Just 4 percent of employers say they’re offering mortgage assistance to their relocating employees, according to a survey of 3,490 human resources professionals in January 2016 conducted by the Society for Human Resource Management. Just 3 percent say they offer down-payment assistance, while 8 percent offer reimbursement of fees paid to real estate professionals. Relo packages vary widely and can largely depend on the employee’s seniority in the firm.
In the past, companies would commonly offer employees a “mortgage interest differential allowance,” which they would subsidize the difference in interest rates between their old and new locations, says Crystal Abbey, director of strategic business solutions for Danbury, a relocation-management company.
But with mortgage rates remaining relatively low, “that’s one thing companies are not including in their relocation policies right now,” Abbey told
The Wall Street Journal. “But they will cover the normal and customary closing costs in the new location.”
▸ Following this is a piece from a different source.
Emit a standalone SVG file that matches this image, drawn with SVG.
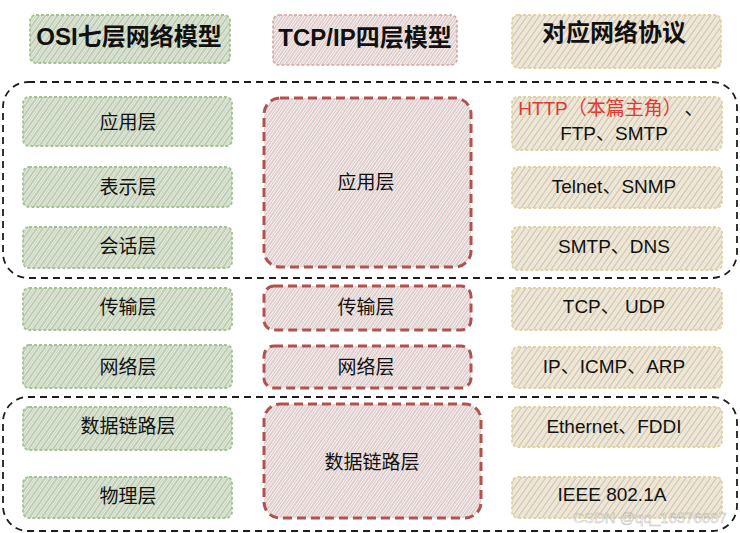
<svg xmlns="http://www.w3.org/2000/svg" width="740" height="533" viewBox="0 0 740 533">
<defs>
<pattern id="hg" patternUnits="userSpaceOnUse" width="5" height="10" patternTransform="rotate(35)">
<rect width="5" height="10" fill="#e5eddc"/>
<line x1="1" y1="0" x2="1" y2="10" stroke="#9ea898" stroke-width="1"/>
<line x1="3.5" y1="0" x2="3.5" y2="10" stroke="#bdd2ad" stroke-width="0.8"/>
</pattern>
<pattern id="hr" patternUnits="userSpaceOnUse" width="5" height="10" patternTransform="rotate(35)">
<rect width="5" height="10" fill="#fbf4f3"/>
<line x1="1" y1="0" x2="1" y2="10" stroke="#b2adad" stroke-width="1"/>
<line x1="3.5" y1="0" x2="3.5" y2="10" stroke="#e0aeac" stroke-width="0.8"/>
</pattern>
<pattern id="hy" patternUnits="userSpaceOnUse" width="5" height="10" patternTransform="rotate(35)">
<rect width="5" height="10" fill="#f7f1e3"/>
<line x1="1" y1="0" x2="1" y2="10" stroke="#b6ae9f" stroke-width="1"/>
<line x1="3.5" y1="0" x2="3.5" y2="10" stroke="#e6d9b6" stroke-width="0.8"/>
</pattern>
</defs>
<style>
.g{fill:url(#hg);stroke:#a3c391;stroke-width:1.8;stroke-dasharray:3 2}
.r{fill:url(#hr);stroke:#b0524f;stroke-width:3;stroke-dasharray:9 5}
.y{fill:url(#hy);stroke:#e0d3a2;stroke-width:1.8;stroke-dasharray:3 2}
.c{fill:none;stroke:#1e1e1e;stroke-width:1.8;stroke-dasharray:7 5}
text{font-family:"Liberation Sans","Noto Sans CJK SC",sans-serif;text-anchor:middle;dominant-baseline:central;fill:#111}
.h{font-size:24px;font-weight:bold}
.t{font-size:19px}
.red{fill:#e0392f}
.wm{font-size:15px;fill:#ffffff;fill-opacity:0.6;stroke:#888;stroke-width:0.5;stroke-opacity:0.6}
</style>
<g id="containers">
<rect class="c" x="3" y="82" width="734" height="196" rx="25"/>
<rect class="c" x="3" y="397" width="734" height="134" rx="25"/>
</g>
<g id="hdr-osi"><rect class="g" x="30" y="15" width="200" height="48" rx="6"/><text class="h" x="129" y="36">OSI七层网络模型</text></g>
<g id="hdr-tcp"><rect class="r" x="273" y="15" width="184" height="50" rx="6" style="stroke:#d9a3a0;stroke-width:1.6;stroke-dasharray:3 2"/><text class="h" x="365" y="37">TCP/IP四层模型</text></g>
<g id="hdr-proto"><rect class="y" x="512" y="15" width="209" height="53" rx="6"/><text class="h" x="614" y="32">对应网络协议</text></g>

<g id="osi-app"><rect class="g" x="23" y="97" width="209" height="49" rx="6"/><text class="t" x="128" y="122">应用层</text></g>
<g id="osi-pres"><rect class="g" x="23" y="167" width="209" height="40" rx="6"/><text class="t" x="128" y="187">表示层</text></g>
<g id="osi-sess"><rect class="g" x="23" y="227" width="209" height="41" rx="6"/><text class="t" x="128" y="246">会话层</text></g>
<g id="osi-trans"><rect class="g" x="23" y="288" width="209" height="42" rx="6"/><text class="t" x="128" y="307">传输层</text></g>
<g id="osi-net"><rect class="g" x="23" y="345" width="209" height="43" rx="6"/><text class="t" x="128" y="367">网络层</text></g>
<g id="osi-link"><rect class="g" x="23" y="407" width="209" height="43" rx="6"/><text class="t" x="128" y="426">数据链路层</text></g>
<g id="osi-phys"><rect class="g" x="23" y="477" width="209" height="41" rx="6"/><text class="t" x="128" y="496">物理层</text></g>

<g id="tcp-app"><rect class="r" x="264" y="98" width="207" height="169" rx="16"/><text class="t" x="366" y="182">应用层</text></g>
<g id="tcp-trans"><rect class="r" x="264" y="286" width="207" height="44" rx="10"/><text class="t" x="366" y="307">传输层</text></g>
<g id="tcp-net"><rect class="r" x="264" y="346" width="207" height="42" rx="10"/><text class="t" x="366" y="367">网络层</text></g>
<g id="tcp-link"><rect class="r" x="264" y="404" width="217" height="114" rx="16"/><text class="t" x="372" y="462">数据链路层</text></g>

<g id="p-app1"><rect class="y" x="512" y="97" width="210" height="53" rx="6"/><text class="t red" x="600" y="108">HTTP（本篇主角）</text><text class="t" x="694" y="108">、</text><text class="t" x="614" y="133">FTP、SMTP</text></g>
<g id="p-app2"><rect class="y" x="512" y="167" width="210" height="41" rx="6"/><text class="t" x="614" y="186">Telnet、SNMP</text></g>
<g id="p-app3"><rect class="y" x="512" y="227" width="210" height="43" rx="6"/><text class="t" x="614" y="246">SMTP、DNS</text></g>
<g id="p-trans"><rect class="y" x="512" y="288" width="210" height="42" rx="6"/><text class="t" x="614" y="306">TCP、 UDP</text></g>
<g id="p-net"><rect class="y" x="512" y="347" width="210" height="41" rx="6"/><text class="t" x="614" y="366">IP、ICMP、ARP</text></g>
<g id="p-link1"><rect class="y" x="512" y="407" width="210" height="40" rx="6"/><text class="t" x="614" y="426">Ethernet、FDDI</text></g>
<g id="p-link2"><rect class="y" x="512" y="477" width="210" height="41" rx="6"/><text class="t" x="612" y="494">IEEE 802.1A</text></g>
<text class="wm" x="650" y="517">CSDN @qq_16576607</text>
</svg>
The size of the company may have a big influence in how much employees may get reimbursed for a relocation. A separate survey earlier this year conducted by Atlas Van Lines of 471 relocation professional companies showed that more than one-third of large companies who have more than 5,000 employees reimburse employees for losses they have when they sell their current home. On the other hand, just 10 percent of companies with fewer than 500 employees will reimburse employees.
“We’re actually seeing a larger movement toward paying a lump sum to employees who relocate,” says Tom Dempsey, vice president of relocation lending for Quicken Loans in Detroit. “That has to do primarily with the attitudes on housing in the millennial generation and allows the relocating team member the opportunity to allocate those funds to what will be most efficient for them to move.”